One solution is to have Alice send both keys for each of $$y$$’s input wires to Bob. For each wire, Bob can then pick the key corresponding to the correct bit of $$y$$. That way, Bob doesn’t have to give Alice $$y$$, but can still run the circuit.

However, this has a subtle bug: by giving Bob both keys for his input wires, Alice lets Bob run the circuit with an arbitrary $$y$$. Letting Bob evaluate $$f(x,y)$$ many times gives Bob more information. Going back to the millionaire’s problem, let $$x = 10$$ and $$y = 8$$. At the end, Bob learns Alice is richer, meaning $$x > 8$$. But, if he later evaluates $$f(x, 9)$$, he’ll learn $$x > 9$$, which is more than he should know.

Thus, to be secure, Bob should only get to run the circuit on exactly $$x,y$$. To do so, he needs to get the keys for $$y$$, and only the keys for $$y$$, without Alice learning which keys he wants. If only there was a way for Alice to obliviously transfer those keys…

Alright, yes, that’s why we need oblivious transfer. Using oblivious transfer to fill in the gap, we get the final protocol.

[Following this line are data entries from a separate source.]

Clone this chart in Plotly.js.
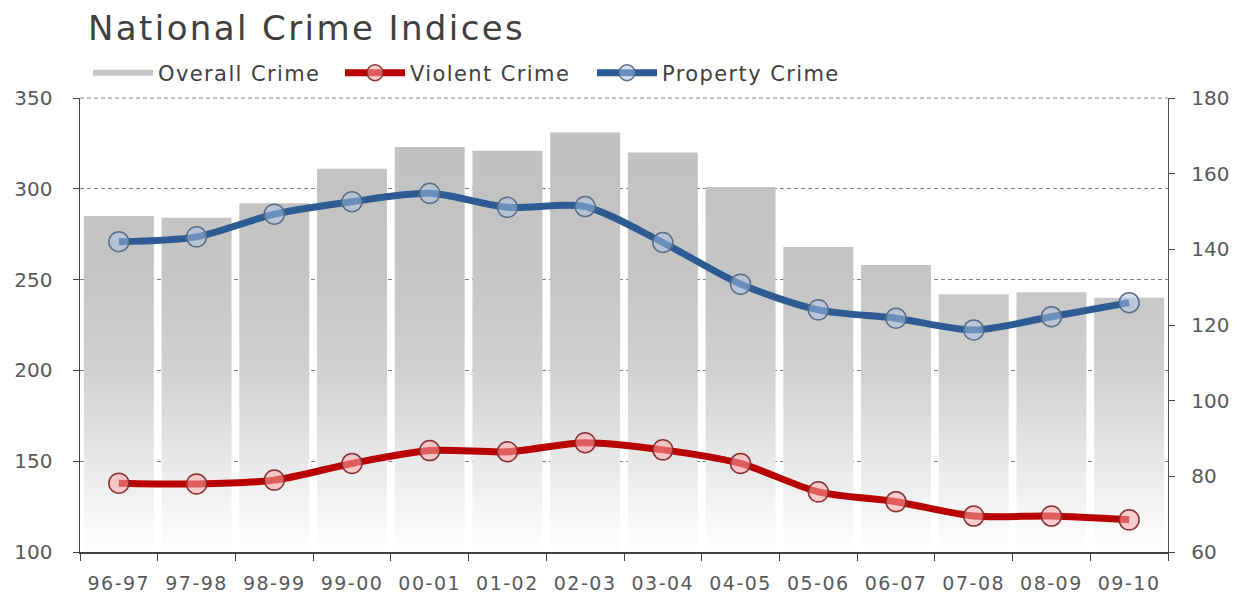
<!DOCTYPE html>
<html>
<head>
<meta charset="utf-8">
<script src="https://cdn.plot.ly/plotly-3.0.1.min.js"></script>
<style>
html,body{margin:0;padding:0;background:#fff;}
#chart{width:1251px;height:606px;}
</style>
</head>
<body>
<div id="chart"></div>
<script>
const categories = ['96-97','97-98','98-99','99-00','00-01','01-02','02-03','03-04','04-05','05-06','06-07','07-08','08-09','09-10'];
const overallCrime = [285, 284, 292, 311, 323, 321, 331, 320, 301, 268, 258, 242, 243, 240];
const violentCrime = [78.2, 78.0, 79.0, 83.4, 86.8, 86.5, 88.9, 87.0, 83.4, 75.9, 73.3, 69.5, 69.5, 68.5];
const propertyCrime = [142.0, 143.3, 149.3, 152.6, 154.8, 151.1, 151.3, 141.8, 130.8, 124.0, 121.8, 118.7, 122.2, 125.9];
const seriesNames = ['Overall Crime', 'Violent Crime', 'Property Crime'];
const leftTicks = [100, 150, 200, 250, 300, 350];
const rightTicks = [60, 80, 100, 120, 140, 160, 180];

const xTickFont = {family: 'DejaVu Sans', size: 19, color: '#595959'};
const yTickFont = {family: 'DejaVu Sans', size: 20, color: '#595959'};

const traces = [
  {
    type: 'scatter', mode: 'lines', name: seriesNames[0],
    x: [categories[0]], y: [null],
    line: {color: '#c6c6c6', width: 6},
    hoverinfo: 'skip', showlegend: true
  },
  {
    type: 'bar', name: seriesNames[0], x: categories, y: overallCrime,
    marker: {color: '#c8c8c8', line: {width: 0}},
    showlegend: false, yaxis: 'y'
  },
  {
    type: 'scatter', mode: 'lines+markers', name: seriesNames[1],
    x: categories, y: violentCrime, yaxis: 'y2',
    line: {color: '#b80000', width: 7, shape: 'spline', smoothing: 0.8},
    marker: {size: 20, color: 'rgba(255,170,170,0.55)', line: {color: '#8a3030', width: 1.5}}
  },
  {
    type: 'scatter', mode: 'lines+markers', name: seriesNames[2],
    x: categories, y: propertyCrime, yaxis: 'y2',
    line: {color: '#2d5b93', width: 7, shape: 'spline', smoothing: 0.8},
    marker: {size: 20, color: 'rgba(170,195,230,0.5)', line: {color: '#5b6e86', width: 1.5}}
  }
];

const layout = {
  width: 1251, height: 606,
  paper_bgcolor: '#ffffff', plot_bgcolor: 'rgba(0,0,0,0)',
  margin: {l: 80, r: 83, t: 98, b: 54},
  title: {
    text: 'National Crime Indices',
    font: {family: 'DejaVu Sans', size: 34, color: '#404040'},
    xref: 'container', x: 88/1251, xanchor: 'left',
    yref: 'container', y: 1 - 28/606, yanchor: 'middle'
  },
  showlegend: true,
  legend: {
    orientation: 'h', xref: 'container', yref: 'container',
    x: 88/1251, xanchor: 'left', y: 1 - 73/606, yanchor: 'middle',
    font: {family: 'DejaVu Sans', size: 21, color: '#404040'},
    itemwidth: 60, entrywidth: 177, entrywidthmode: 'pixels',
    traceorder: 'normal', bgcolor: 'rgba(0,0,0,0)'
  },
  bargap: 0.1,
  xaxis: {
    type: 'category', tickfont: xTickFont, range: [-0.5, categories.length - 0.5],
    showline: true, linecolor: '#404040', linewidth: 1.5,
    ticks: 'outside', ticklen: 7, tickcolor: '#404040', tickson: 'boundaries',
    ticklabelstandoff: 14,
    showgrid: false, fixedrange: true
  },
  yaxis: {
    range: [100, 350], tickvals: leftTicks, tickfont: yTickFont,
    showline: true, linecolor: '#404040', linewidth: 1.5,
    ticks: 'outside', ticklen: 6, tickcolor: '#404040',
    ticklabelstandoff: 16,
    showgrid: true, gridcolor: '#808080', gridwidth: 1, griddash: '4px,3px',
    zeroline: false, fixedrange: true
  },
  yaxis2: {
    range: [60, 180], tickvals: rightTicks, tickfont: yTickFont,
    overlaying: 'y', side: 'right',
    showline: true, linecolor: '#505050', linewidth: 1.2,
    ticks: 'outside', ticklen: 6, tickcolor: '#404040',
    ticklabelstandoff: 12,
    showgrid: false, zeroline: false, fixedrange: true
  },
  shapes: [
    {type: 'line', xref: 'paper', yref: 'y domain', x0: 0, x1: 1, y0: 1, y1: 1,
     line: {color: '#808080', width: 1, dash: '4px,3px'}, layer: 'below'}
  ]
};

function applyStyling(gd) {
  const svg = gd.querySelector('svg.main-svg');
  if (!svg) return;
  let defs = svg.querySelector('defs');
  if (!defs) {
    defs = document.createElementNS('http://www.w3.org/2000/svg', 'defs');
    svg.insertBefore(defs, svg.firstChild);
  }
  const plotH = gd._fullLayout._size.h;
  if (!svg.querySelector('#barGrad')) {
    const lg = document.createElementNS('http://www.w3.org/2000/svg', 'linearGradient');
    lg.setAttribute('id', 'barGrad');
    lg.setAttribute('gradientUnits', 'userSpaceOnUse');
    lg.setAttribute('x1', '0'); lg.setAttribute('x2', '0');
    lg.setAttribute('y1', '0'); lg.setAttribute('y2', String(plotH));
    const stops = [[0, '#c0c0c0'], [0.4, '#c5c5c5'], [0.6, '#d0d0d0'], [0.75, '#e2e2e2'], [0.87, '#f0f0f0'], [1, '#fefefe']];
    stops.forEach(function (s) {
      const st = document.createElementNS('http://www.w3.org/2000/svg', 'stop');
      st.setAttribute('offset', String(s[0]));
      st.setAttribute('stop-color', s[1]);
      lg.appendChild(st);
    });
    defs.appendChild(lg);
  }
  gd.querySelectorAll('.barlayer .point path').forEach(function (p) {
    p.style.fill = 'url(#barGrad)';
  });
  gd.querySelectorAll('.gtitle').forEach(function (t) { t.style.letterSpacing = '2.4px'; });
  gd.querySelectorAll('.legendtext').forEach(function (t) { t.style.letterSpacing = '1.4px'; });
  gd.querySelectorAll('.xtick text').forEach(function (t) { t.style.letterSpacing = '1.5px'; });
}

const gd = document.getElementById('chart');
Plotly.newPlot(gd, traces, layout, {displayModeBar: false, staticPlot: true}).then(function () {
  applyStyling(gd);
  gd.on('plotly_afterplot', function () { applyStyling(gd); });
});
</script>
</body>
</html>
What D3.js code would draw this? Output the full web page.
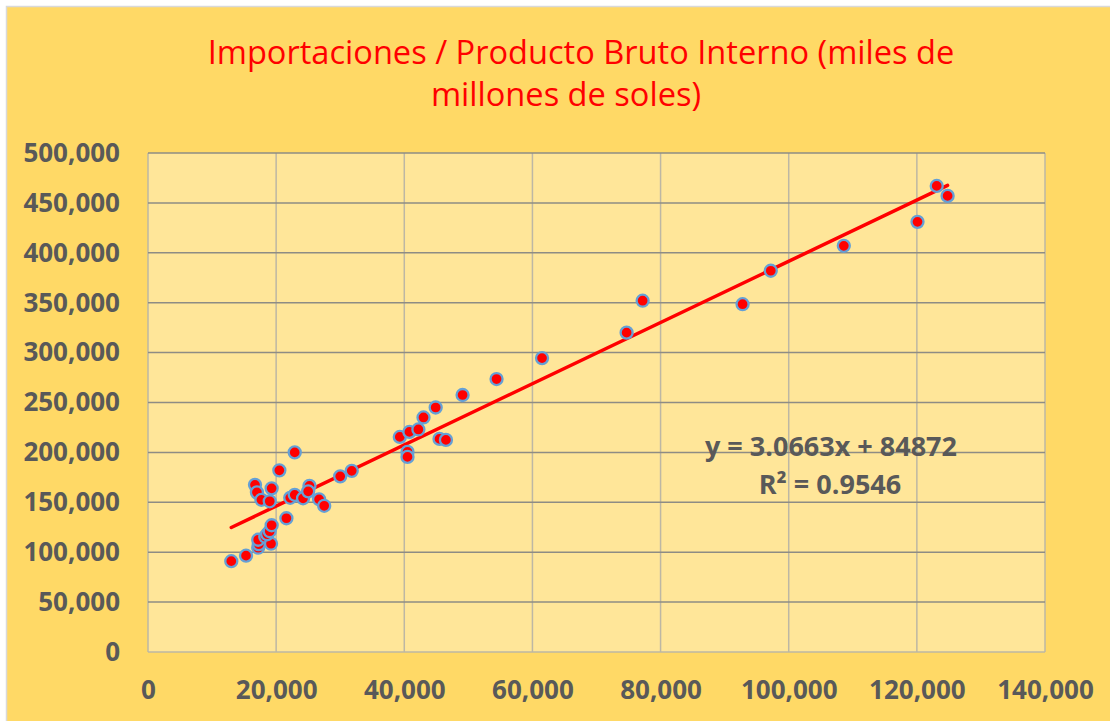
<!DOCTYPE html>
<html>
<head>
<meta charset="utf-8">
<script src="https://cdn.jsdelivr.net/npm/d3@7"></script>
<style>
  body { margin: 0; background: #ffffff; }
  .tick text { font-family: "Open Sans", sans-serif; font-weight: bold; fill: #595959; }
</style>
</head>
<body>
<svg id="chart"></svg>
<script>
// importaciones (x) vs PBI (y), miles de millones de soles
const importaciones = [13000, 15300, 17200, 17300, 17200, 18300, 19200, 18600, 19000, 19300,
    21600, 16700, 17000, 17700, 19300, 19000, 20500, 22900, 22200, 22900,
    24200, 25200, 25000, 26700, 27500, 30000, 31800, 39300, 40800, 42200,
    43000, 44900, 49100, 54400, 40500, 40500, 45500, 46500, 61500, 74700,
    77200, 92800, 97200, 108600, 120100, 123100, 124800];
const pbi = [91000, 96500, 104500, 108000, 112500, 115500, 108500, 118000, 121000, 127000,
    134000, 167500, 160000, 152500, 164000, 151000, 182000, 200000, 154500, 157500,
    154000, 166500, 161000, 153000, 146500, 176000, 181500, 215500, 220500, 223000,
    235000, 245000, 257500, 273500, 200500, 195500, 213500, 212500, 294500, 320000,
    352000, 348500, 382000, 407000, 431000, 467000, 457000];

const xTicks = [0, 20000, 40000, 60000, 80000, 100000, 120000, 140000];
const yTicks = [0, 50000, 100000, 150000, 200000, 250000, 300000, 350000, 400000, 450000, 500000];

const titleLines = ["Importaciones / Producto Bruto Interno (miles de", "millones de soles)"];
const slope = 3.0663, intercept = 84872, r2 = 0.9546;

const W = 1110, H = 721;
const plot = { left: 148, top: 153, right: 1045, bottom: 652 };

const data = importaciones.map((v, i) => ({ x: v, y: pbi[i] }));

const svg = d3.select("#chart")
    .attr("width", W)
    .attr("height", H);

// chart area
svg.append("rect")
    .attr("x", 6.5).attr("y", 6.5)
    .attr("width", W).attr("height", H)
    .attr("fill", "#FFD966")
    .attr("stroke", "#D9D9D9")
    .attr("stroke-width", 1.5);

let x = d3.scaleLinear().domain([0, 140000]).range([plot.left, plot.right]);
let y = d3.scaleLinear().domain([0, 500000]).range([plot.bottom, plot.top]);

// plot area
svg.append("rect")
    .attr("x", plot.left).attr("y", plot.top)
    .attr("width", plot.right - plot.left).attr("height", plot.bottom - plot.top)
    .attr("fill", "#FFE699");

// gridlines
svg.append("g").selectAll("line")
    .data(xTicks)
    .enter().append("line")
    .attr("x1", d => x(d)).attr("x2", d => x(d))
    .attr("y1", plot.top).attr("y2", plot.bottom)
    .attr("stroke", "#BDB7A4")
    .attr("stroke-width", 1.5);

svg.append("g").selectAll("line")
    .data(yTicks)
    .enter().append("line")
    .attr("x1", plot.left).attr("x2", plot.right)
    .attr("y1", d => y(d)).attr("y2", d => y(d))
    .attr("stroke", d => d === 0 ? "#BDB7A4" : "#8E8C84")
    .attr("stroke-width", 1.5);

// axes (labels only)
const fmt = d3.format(",");
svg.append("g")
    .attr("transform", "translate(" + plot.left + ",0)")
    .call(d3.axisLeft(y).tickValues(yTicks).tickFormat(fmt).tickSize(0).tickPadding(28))
    .call(g => g.select(".domain").remove())
    .selectAll("text")
    .style("font-size", "26px");

svg.append("g")
    .attr("transform", "translate(0," + plot.bottom + ")")
    .call(d3.axisBottom(x).tickValues(xTicks).tickFormat(fmt).tickSize(0).tickPadding(29))
    .call(g => g.select(".domain").remove())
    .selectAll("text")
    .style("font-size", "26px");

// trendline over the data range
const xmin = d3.min(importaciones), xmax = d3.max(importaciones);
svg.append("line")
    .attr("x1", x(xmin)).attr("y1", y(slope * xmin + intercept))
    .attr("x2", x(xmax)).attr("y2", y(slope * xmax + intercept))
    .attr("stroke", "#FF0000")
    .attr("stroke-width", 3.5)
    .attr("stroke-linecap", "round");

// points
svg.append("g").selectAll(".dot")
    .data(data)
    .enter().append("circle")
    .classed("dot", true)
    .attr("cx", d => x(d.x))
    .attr("cy", d => y(d.y))
    .attr("r", 6)
    .attr("fill", "#FF0000")
    .attr("stroke", "#65A0D6")
    .attr("stroke-width", 2.3);

// equation label
const eq = svg.append("g")
    .attr("font-family", "Open Sans, sans-serif")
    .attr("font-weight", "bold")
    .attr("font-size", "27px")
    .attr("fill", "#595959")
    .attr("text-anchor", "middle");
eq.append("text")
    .attr("x", 831).attr("y", 456)
    .text("y = " + slope + "x + " + intercept);
eq.append("text")
    .attr("x", 830).attr("y", 494)
    .text("R² = " + r2);

// title, sized to fit the first line's width
const title = svg.append("g")
    .attr("font-family", "Open Sans, sans-serif")
    .attr("fill", "#FF0000")
    .attr("text-anchor", "middle");
let t1 = title.append("text").attr("x", 581).attr("y", 64).attr("font-size", 32).text(titleLines[0]);
let len = t1.node().getComputedTextLength();
let fs = 32 * 747 / len;
t1.attr("font-size", fs);
title.append("text").attr("x", 566).attr("y", 106).attr("font-size", fs).text(titleLines[1]);
</script>
</body>
</html>
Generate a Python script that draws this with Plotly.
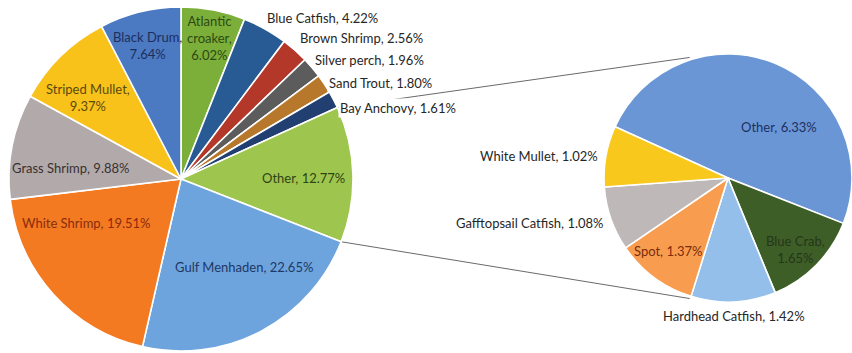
import math
import plotly.graph_objects as go

# ---- data -------------------------------------------------------------
MAIN_LABELS = ["Atlantic croaker", "Blue Catfish", "Brown Shrimp", "Silver perch",
               "Sand Trout", "Bay Anchovy", "Other", "Gulf Menhaden",
               "White Shrimp", "Grass Shrimp", "Striped Mullet", "Black Drum"]
MAIN_VALUES = [6.02, 4.22, 2.56, 1.96, 1.80, 1.61, 12.77, 22.65, 19.51, 9.88, 9.37, 7.64]

SUB_LABELS = ["Other", "Blue Crab", "Hardhead Catfish", "Spot",
              "Gafftopsail Catfish", "White Mullet"]
SUB_VALUES = [6.33, 1.65, 1.42, 1.37, 1.08, 1.02]

# ---- styling ----------------------------------------------------------
MAIN_COLORS = ["#7cae3a", "#285b94", "#b3382a", "#5c5c5c", "#b8782c", "#223f72",
               "#9ec64f", "#6ea4de", "#f47a22", "#b2aaaa", "#f8c21b", "#4b79c2"]
SUB_COLORS = ["#6b96d6", "#3d5e27", "#93bfea", "#f89d4f", "#bfb8b8", "#f8c81c"]

# label placement: radius factor, angle nudge (deg), anchor, wrap mode, text colour
MAIN_LABEL_STYLE = {
    "Atlantic croaker": (0.836, 0.4, "center", "words", "#2d4a14"),
    "Blue Catfish":     (1.056, -1.8, "left", "none", "#262626"),
    "Brown Shrimp":     (1.065, -1.8, "left", "none", "#262626"),
    "Silver perch":     (1.033, -1.6, "left", "none", "#262626"),
    "Sand Trout":       (1.016, 0.3, "left", "none", "#262626"),
    "Bay Anchovy":      (1.002, 3.2, "left", "none", "#262626"),
    "Other":            (0.715, 1.1, "center", "none", "#2e4414"),
    "Gulf Menhaden":    (0.629, -7.8, "center", "none", "#1f3864"),
    "White Shrimp":     (0.609, 17.0, "center", "none", "#8a2c0c"),
    "Grass Shrimp":     (0.643, -5.3, "center", "none", "#3a3030"),
    "Striped Mullet":   (0.717, -4.5, "center", "value", "#5c4a0c"),
    "Black Drum":       (0.800, -0.4, "center", "value", "#1c2f5c"),
}
SUB_LABEL_STYLE = {
    "Other":               (0.585, 22.0, "center", "none", "#1c3060"),
    "Blue Crab":           (0.796, 2.0, "center", "value", "#26361a"),
    "Hardhead Catfish":    (1.110, 0.0, "center", "none", "#262626"),
    "Spot":                (0.760, 3.0, "center", "none", "#7a2c0c"),
    "Gafftopsail Catfish": (1.047, -0.9, "right", "none", "#262626"),
    "White Mullet":        (1.047, -0.3, "right", "none", "#262626"),
}

W, H = 852, 353
FONT = "Lato, 'Open Sans', sans-serif"

# pie geometry (pixels)
MAIN_CX, MAIN_CY, MAIN_R = 181, 179, 172
SUB_CX, SUB_CY, SUB_R = 728, 178, 124
SUB_ROTATION = 294.4
CONNECT_ANGLE = 17.6


def domain(cx, cy, r):
    return dict(x=[(cx - r) / W, min(1.0, (cx + r) / W)],
                y=[max(0.0, (H - (cy + r)) / H), min(1.0, (H - (cy - r)) / H)])


def slice_angles(values, rotation):
    total = sum(values)
    out, acc = [], rotation
    for v in values:
        span = 360.0 * v / total
        out.append((acc, acc + span))
        acc += span
    return out


def polar(cx, cy, r, ang):
    a = math.radians(ang)
    return cx + r * math.sin(a), cy - r * math.cos(a)


def label_text(name, value, wrap):
    if wrap == "words":
        return name.replace(" ", "<br>") + ",<br>" + f"{value:.2f}%"
    if wrap == "value":
        return f"{name},<br>{value:.2f}%"
    return f"{name}, {value:.2f}%"


fig = go.Figure()
fig.add_trace(go.Pie(
    labels=MAIN_LABELS, values=MAIN_VALUES, sort=False, direction="clockwise",
    rotation=0, textinfo="none", hoverinfo="label+percent",
    marker=dict(colors=MAIN_COLORS, line=dict(color="white", width=1.6)),
    domain=domain(MAIN_CX, MAIN_CY, MAIN_R), showlegend=False,
))
fig.add_trace(go.Pie(
    labels=SUB_LABELS, values=SUB_VALUES, sort=False, direction="clockwise",
    rotation=SUB_ROTATION - 360, textinfo="none", hoverinfo="label+value",
    marker=dict(colors=SUB_COLORS, line=dict(color="white", width=1.6)),
    domain=domain(SUB_CX, SUB_CY, SUB_R), showlegend=False,
))

annotations = []


def add_labels(names, values, styles, cx, cy, R, rotation):
    for name, val, (a0, a1) in zip(names, values, slice_angles(values, rotation)):
        rf, nudge, anchor, wrap, color = styles[name]
        px, py = polar(cx, cy, rf * R, (a0 + a1) / 2 + nudge)
        outside = rf > 1.0
        annotations.append(dict(
            x=px / W, y=1 - py / H, xref="paper", yref="paper",
            text=label_text(name, val, wrap), showarrow=False,
            xanchor=anchor, yanchor="middle", align="center",
            font=dict(family=FONT, size=13, color=color),
            bgcolor="white" if outside else None, borderpad=1,
        ))


add_labels(MAIN_LABELS, MAIN_VALUES, MAIN_LABEL_STYLE, MAIN_CX, MAIN_CY, MAIN_R, 0)
add_labels(SUB_LABELS, SUB_VALUES, SUB_LABEL_STYLE, SUB_CX, SUB_CY, SUB_R, SUB_ROTATION)

# connector lines from the "Other" slice to the breakdown pie
other_a0, other_a1 = slice_angles(MAIN_VALUES, 0)[MAIN_LABELS.index("Other")]
start_top = polar(MAIN_CX, MAIN_CY, MAIN_R, other_a0)
start_bot = polar(MAIN_CX, MAIN_CY, MAIN_R, other_a1)
end_top = polar(SUB_CX, SUB_CY, SUB_R * 1.02, -CONNECT_ANGLE)
end_bot = polar(SUB_CX, SUB_CY, SUB_R * 1.02, 180 + CONNECT_ANGLE)
shapes = []
for (x0, y0), (x1, y1) in [(start_top, end_top), (start_bot, end_bot)]:
    shapes.append(dict(type="line", xref="paper", yref="paper",
                       x0=x0 / W, y0=1 - y0 / H, x1=x1 / W, y1=1 - y1 / H,
                       line=dict(color="#6a6a6a", width=1), layer="below"))

fig.update_layout(
    width=W, height=H, margin=dict(l=0, r=0, t=0, b=0),
    paper_bgcolor="white", plot_bgcolor="white",
    annotations=annotations, shapes=shapes,
    font=dict(family=FONT, size=13),
)

fig.write_html("out.html")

• Alice garbles circuit $$C$$ to get garbled circuit $$G(C)$$
• Alice sends $$G(C)$$ to Bob.
• Alice sends the keys for her input $$x$$ to Bob.
• Using oblivious transfer, for each of Bob’s input wires, Alice sends $$k_{i,y_i}$$ to Bob.
• With all input keys, Bob can evaluate the circuit to get $$f(x,y)$$
• Bob sends $$f(x,y)$$ back to Alice. This lets Alice and Bob compute $$f(x,y)$$ without leaking their information, and without trusted third parties.

## Conclusion

This protocol is mostly a theoretical exercise. However, there has been recent work to make it fast enough for practical use. It’s still tricky to use, because the desired function needs to be converted into an equivalent circuit.

Despite this difficulty, Yao’s garbled circuits are still a very important foundational result. In a post-Snowden world, interest in cryptography is very high. There’s lots of use in designing protocols with decentralized trust, from Bitcoin to secure cloud storage. It’s all very interesting, and I’m sure something cool is just around the corner.

Thanks to the many who gave comments on drafts of this post.

## Footnotes

1. By “information computable”, we mean “information computable in polynomial time”.

2. There’s a very subtle point I’m glossing over here. When $$f(x,y)$$ is converted to a circuit $$C$$, the number of input wires is fixed. To create an equivalent circuit, Alice and Bob need to share their input lengths. For a long time, this was seen as inevitable, but it turns out it’s not. When I asked a Berkeley professor about this, he pointed me to a recent paper (2012) showing input length can be hidden. I haven’t read it yet, so for now assume this is fine.